+ 2

Hey friends please explain me this code and say why its output is a?

#include <iostream> using namespace std; class A { public : A(){cout<<"a";} A(const & x){cout <<"b";} }; int main() { A x; A y(x); return 0; } //output is a but why ?

c++is it

12th Sep 2018, 6:49 PM

Albert Whittaker :Shaken To Code

3 Antworten

+ 1

A y(x) executes copy constructor which has signature A(const A& x). That constructor was generated by default and didn't perform any output.

13th Sep 2018, 4:39 AM

Sergey Ushakov

+ 5

The definition, A(const & x) { cout <<"b"; } In many compilers throws an error indicates that the 'x' has no type. In fact, the above definition refers to a ctor (copy constructor) by which an object can be initialized using another object. But the class' name as the type of 'x' is missing.

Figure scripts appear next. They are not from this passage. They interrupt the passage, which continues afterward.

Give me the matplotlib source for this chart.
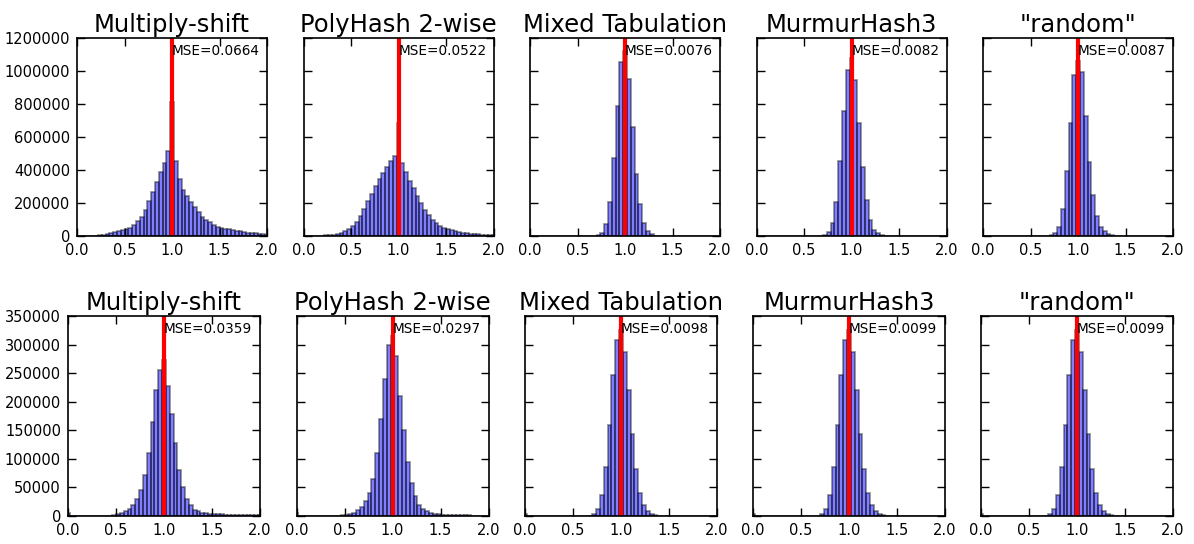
import numpy as np
import matplotlib
matplotlib.use("Agg")
import matplotlib.pyplot as plt
import matplotlib.transforms as mtransforms

# bin centres 0.00, 0.04, ..., 2.00 (51 bins of width 0.04)
bin_width = 0.04
centers = np.round(np.arange(51) * bin_width, 2)

titles = ["Multiply-shift", "PolyHash 2-wise", "Mixed Tabulation", "MurmurHash3", '"random"']

mse_top = ["0.0664", "0.0522", "0.0076", "0.0082", "0.0087"]
mse_bottom = ["0.0359", "0.0297", "0.0098", "0.0099", "0.0099"]

# top row counts
ms_top = [500, 600, 800, 1000, 1500, 2000, 4000, 8000, 12000, 16000,
          22000, 29000, 37000, 45000, 51000, 67000, 92000, 118000, 155000, 210000,
          265000, 327000, 388000, 441000, 516000, 810000, 455000, 347000, 278000, 241000,
          206000, 176000, 143000, 118000, 98000, 82000, 69000, 57000, 49000, 45000,
          41000, 37000, 33000, 29000, 24000, 20000, 18000, 16000, 12000, 10000, 8000]
poly_top = [500, 600, 800, 1000, 1500, 2500, 4000, 6000, 9000, 14000,
            21000, 30000, 42000, 60000, 86000, 121000, 161000, 213000, 257000, 301000,
            344000, 382000, 418000, 452000, 482000, 683000, 442000, 388000, 334000, 289000,
            243000, 197000, 157000, 127000, 100000, 80000, 60000, 48000, 40000, 34000,
            29000, 25000, 21000, 18000, 15000, 13000, 11000, 9000, 7500, 6000, 5000]
mixed_top = [0, 0, 0, 0, 0, 0, 0, 0, 0, 0,
             0, 0, 0, 0, 0, 0, 0, 1500, 6000, 20000,
             71000, 207000, 470000, 789000, 1054000, 1120000, 953000, 659000, 375000, 193000,
             79000, 30000, 12000, 3000, 0, 0, 0, 0, 0, 0,
             0, 0, 0, 0, 0, 0, 0, 0, 0, 0, 0]
murmur_top = [0, 0, 0, 0, 0, 0, 0, 0, 0, 0,
              0, 0, 0, 0, 0, 0, 0, 1500, 6000, 24000,
              79000, 207000, 456000, 758000, 1007000, 1080000, 947000, 683000, 416000, 221000,
              95000, 38000, 16000, 5000, 1000, 0, 0, 0, 0, 0,
              0, 0, 0, 0, 0, 0, 0, 0, 0, 0, 0]
random_top = [0, 0, 0, 0, 0, 0, 0, 0, 0, 0,
              0, 0, 0, 0, 0, 0, 0, 1000, 4000, 16000,
              55000, 166000, 391000, 687000, 973000, 1060000, 991000, 730000, 448000, 251000,
              120000, 55000, 28000, 12000, 5000, 1000, 0, 0, 0, 0,
              0, 0, 0, 0, 0, 0, 0, 0, 0, 0, 0]

# bottom row counts
ms_bottom = [5000, 0, 0, 0, 0, 0, 0, 0, 0, 0,
             0, 500, 2000, 4000, 5000, 8000, 13000, 20000, 30000, 46000,
             72000, 111000, 164000, 220000, 256000, 273000, 228000, 179000, 128000, 81000,
             51000, 30000, 19000, 11000, 8000, 6000, 5000, 4000, 3500, 3000,
             2800, 2500, 2200, 2000, 1800, 1600, 1500, 1400, 1300, 1200, 1100]
poly_bottom = [5000, 0, 0, 0, 0, 0, 0, 0, 0, 0,
               0, 300, 1000, 2000, 4000, 6000, 10000, 16000, 26000, 40000,
               65000, 110000, 170000, 240000, 300000, 315000, 280000, 210000, 150000, 95000,
               58000, 35000, 20000, 12000, 8000, 5000, 4000, 3000, 2500, 2000,
               1800, 1500, 1300, 1100, 1000, 900, 800, 700, 600, 500, 400]
mixed_bottom = [4000, 0, 0, 0, 0, 0, 0, 0, 0, 0,
                0, 0, 0, 0, 0, 0, 0, 500, 4000, 12000,
                37000, 86000, 160000, 246000, 308000, 325000, 287000, 221000, 144000, 82000,
                41000, 19000, 8000, 3000, 1000, 0, 0, 0, 0, 0,
                0, 0, 0, 0, 0, 0, 0, 0, 0, 0, 0]
murmur_bottom = [4000, 0, 0, 0, 0, 0, 0, 0, 0, 0,
                 0, 0, 0, 0, 0, 0, 0, 500, 4000, 12000,
                 37000, 86000, 160000, 246000, 308000, 325000, 287000, 221000, 144000, 82000,
                 41000, 19000, 8000, 3000, 1000, 0, 0, 0, 0, 0,
                 0, 0, 0, 0, 0, 0, 0, 0, 0, 0, 0]
random_bottom = [4000, 0, 0, 0, 0, 0, 0, 0, 0, 0,
                 0, 0, 0, 0, 0, 0, 0, 500, 4000, 12000,
                 37000, 86000, 160000, 246000, 308000, 325000, 287000, 221000, 144000, 82000,
                 41000, 19000, 8000, 3000, 1000, 0, 0, 0, 0, 0,
                 0, 0, 0, 0, 0, 0, 0, 0, 0, 0, 0]

rows = [
    dict(counts=[ms_top, poly_top, mixed_top, murmur_top, random_top], mse=mse_top,
         ymax=1200000, ystep=200000, lefts=[77, 303.5, 530, 756.5, 983], width=190,
         top=38, bottom=236),
    dict(counts=[ms_bottom, poly_bottom, mixed_bottom, murmur_bottom, random_bottom], mse=mse_bottom,
         ymax=350000, ystep=50000, lefts=[68, 296.5, 525, 753, 981], width=192,
         top=316, bottom=516),
]

W, H = 1194, 544
fig = plt.figure(figsize=(W / 100, H / 100), dpi=100)

for row in rows:
    for j in range(5):
        left = row["lefts"][j]
        ax = fig.add_axes([left / W, (H - row["bottom"]) / H,
                           row["width"] / W, (row["bottom"] - row["top"]) / H])
        ax.bar(centers, row["counts"][j], width=bin_width, facecolor=(0, 0, 1, 0.5),
               edgecolor=(0, 0, 0, 0.42), linewidth=1.3)
        ax.axvline(1.0, color="r", linewidth=3)
        trans = mtransforms.blended_transform_factory(ax.transData, ax.transAxes)
        ax.text(1.0, 0.915, "MSE=" + row["mse"][j], transform=trans, fontsize=9.8,
                ha="left", va="baseline")
        ax.set_title(titles[j], fontsize=17.5, pad=4)
        ax.set_xlim(0, 2)
        ax.set_ylim(0, row["ymax"])
        ax.set_xticks(np.arange(0, 2.01, 0.5))
        ax.set_xticklabels(["%.1f" % v for v in np.arange(0, 2.01, 0.5)])
        ax.set_yticks(np.arange(0, row["ymax"] + 1, row["ystep"]))
        ax.tick_params(direction="in", length=5.5, width=1, top=True, right=True,
                       labelsize=10.5, pad=5)
        if j == 0:
            ax.set_yticklabels([str(int(v)) for v in ax.get_yticks()])
        else:
            ax.set_yticklabels([])
        for s in ax.spines.values():
            s.set_linewidth(1.2)

fig.savefig("out.png", dpi=100)
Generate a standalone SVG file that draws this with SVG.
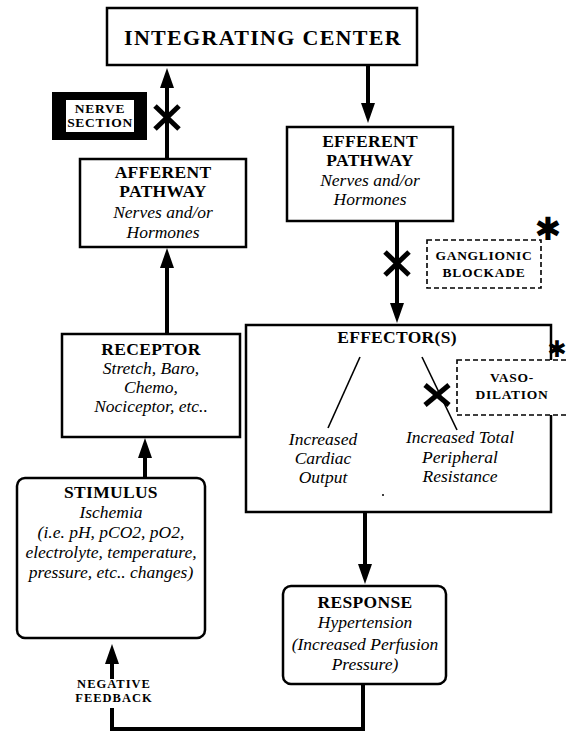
<svg xmlns="http://www.w3.org/2000/svg" width="567" height="733" viewBox="0 0 567 733">
<style>
.box{fill:#fff;stroke:#000;stroke-width:2.5}
.dash{fill:#fff;stroke:#000;stroke-width:1.6;stroke-dasharray:5 3}
.t{font-family:"Liberation Serif","Times New Roman",serif;fill:#000;text-anchor:middle}
.h{font-weight:bold;font-size:17.5px;letter-spacing:0.3px}
.big{font-weight:bold;font-size:22px;letter-spacing:1.3px}
.i{font-style:italic;font-size:17.5px}
.s{font-weight:bold;font-size:13.5px;letter-spacing:0.7px}
.n{font-weight:bold;font-size:12.5px;letter-spacing:1px}
.c{fill:none;stroke:#000;stroke-width:4}
.x{stroke:#000;stroke-width:5;stroke-linecap:butt}
.thin{stroke:#000;stroke-width:1.6}
.ast{font-family:"DejaVu Sans",sans-serif;text-anchor:middle;fill:#000}
</style>
<defs>
<marker id="ah" markerUnits="userSpaceOnUse" markerWidth="20" markerHeight="14" refX="0" refY="7" orient="auto" viewBox="0 0 20 14">
<path d="M0,0 L20,7 L0,14 z" fill="#000"/>
</marker>
</defs>
<rect width="567" height="733" fill="#fff"/>

<g id="connectors">
<line class="c" x1="167" y1="159" x2="167" y2="88" marker-end="url(#ah)"/>
<line class="c" x1="368" y1="65" x2="368" y2="103" marker-end="url(#ah)"/>
<line class="c" x1="167" y1="334" x2="167" y2="268" marker-end="url(#ah)"/>
<line class="c" x1="145" y1="478" x2="145" y2="458" marker-end="url(#ah)"/>
<line class="c" x1="397" y1="221" x2="397" y2="303" marker-end="url(#ah)"/>
<line class="c" x1="365" y1="512" x2="365" y2="564" marker-end="url(#ah)"/>
<polyline class="c" points="363,685 363,729 112,729 112,708"/>
<line class="c" x1="112" y1="679" x2="112" y2="664" marker-end="url(#ah)"/>
<line class="x" x1="155" y1="106" x2="179" y2="129"/>
<line class="x" x1="155" y1="129" x2="179" y2="106"/>
<line class="x" x1="385" y1="252" x2="409" y2="275"/>
<line class="x" x1="385" y1="275" x2="409" y2="252"/>
</g>

<g id="integrating-center">
<rect class="box" x="107" y="8" width="310" height="57"/>
<text class="t big" x="263" y="45">INTEGRATING  CENTER</text>
</g>

<g id="nerve-section">
<rect x="52" y="92" width="95" height="48" fill="#000"/>
<rect x="66" y="100" width="68" height="32" fill="#fff"/>
<text class="t s" x="100" y="113">NERVE</text>
<text class="t s" x="100" y="127">SECTION</text>
</g>

<g id="afferent">
<rect class="box" x="80" y="159" width="166" height="88"/>
<text class="t h" x="163" y="178">AFFERENT</text>
<text class="t h" x="163" y="197">PATHWAY</text>
<text class="t i" x="163" y="218">Nerves and/or</text>
<text class="t i" x="163" y="238">Hormones</text>
</g>

<g id="efferent">
<rect class="box" x="287" y="127" width="166" height="94"/>
<text class="t h" x="370" y="147">EFFERENT</text>
<text class="t h" x="370" y="166">PATHWAY</text>
<text class="t i" x="370" y="186">Nerves and/or</text>
<text class="t i" x="370" y="205">Hormones</text>
</g>

<g id="ganglionic">
<rect class="dash" x="427" y="240" width="114" height="48"/>
<text class="t s" x="484" y="260">GANGLIONIC</text>
<text class="t s" x="484" y="277">BLOCKADE</text>
<text class="ast" x="548" y="240" font-size="32">✱</text>
</g>

<g id="receptor">
<rect class="box" x="62" y="334" width="178" height="103"/>
<text class="t h" x="151" y="355">RECEPTOR</text>
<text class="t i" x="151" y="374">Stretch, Baro,</text>
<text class="t i" x="151" y="393">Chemo,</text>
<text class="t i" x="151" y="412">Nociceptor, etc..</text>
</g>

<g id="effector">
<rect class="box" x="246" y="325" width="305" height="187"/>
<text class="t h" x="397" y="343">EFFECTOR(S)</text>
<line class="thin" x1="360" y1="357" x2="328" y2="428"/>
<line class="thin" x1="422" y1="357" x2="457" y2="430"/>
<line class="x" x1="425" y1="385" x2="449" y2="405"/>
<line class="x" x1="425" y1="405" x2="449" y2="385"/>
<text class="t i" x="323" y="445">Increased</text>
<text class="t i" x="323" y="464">Cardiac</text>
<text class="t i" x="323" y="483">Output</text>
<text class="t i" x="460" y="443">Increased Total</text>
<text class="t i" x="460" y="463">Peripheral</text>
<text class="t i" x="460" y="482">Resistance</text>
<circle cx="383" cy="495" r="1" fill="#000"/>
</g>

<g id="vasodilation">
<rect class="dash" x="457" y="360" width="115" height="55"/>
<text class="t s" x="512" y="382">VASO-</text>
<text class="t s" x="512" y="399">DILATION</text>
<text class="ast" x="557" y="357" font-size="23">✱</text>
</g>

<g id="stimulus">
<rect class="box" x="17" y="478" width="188" height="160" rx="8"/>
<text class="t h" x="111" y="498">STIMULUS</text>
<text class="t i" x="111" y="518">Ischemia</text>
<text class="t i" x="111" y="538">(i.e. pH, pCO2, pO2,</text>
<text class="t i" x="111" y="558">electrolyte, temperature,</text>
<text class="t i" x="111" y="578">pressure, etc.. changes)</text>
</g>

<g id="response">
<rect class="box" x="283" y="586" width="163" height="98" rx="8"/>
<text class="t h" x="365" y="608">RESPONSE</text>
<text class="t i" x="365" y="628">Hypertension</text>
<text class="t i" x="365" y="650">(Increased Perfusion</text>
<text class="t i" x="365" y="670">Pressure)</text>
</g>

<g id="negative-feedback">
<text class="t n" x="114" y="688">NEGATIVE</text>
<text class="t n" x="114" y="702">FEEDBACK</text>
</g>
</svg>
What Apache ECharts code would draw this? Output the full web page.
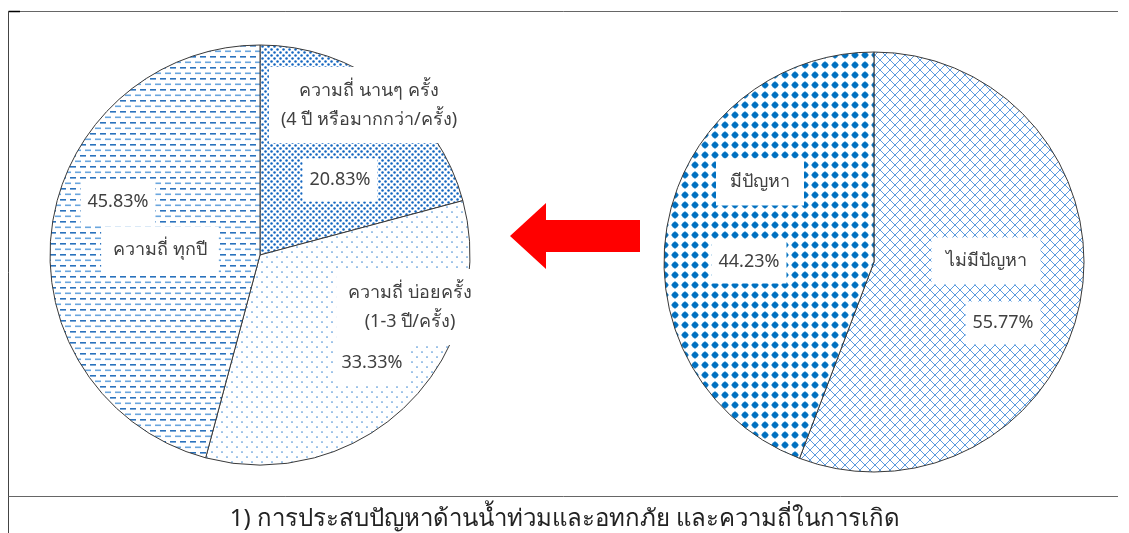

The truth is if the above ctor (if it has been correctly defined) gets called by A y(x); The output must be contained the letter 'b', as well. So we conclude that, since the -fpermissive flag is on by default in SL's compiler, and according to the GNU doc ¹ " -fpermissive Downgrade some diagnostics about nonconformant code from [errors to warnings]. Thus, using -fpermissive will allow some nonconforming code to compile. " the code gets compiled, but won't show the correct result. _____ ¹ http://gcc.gnu.org/onlinedocs/gcc-4.0.4/gcc/C_002b_002b-Dialect-Options.html#index-fpermissive-140

12th Sep 2018, 8:17 PM

Babak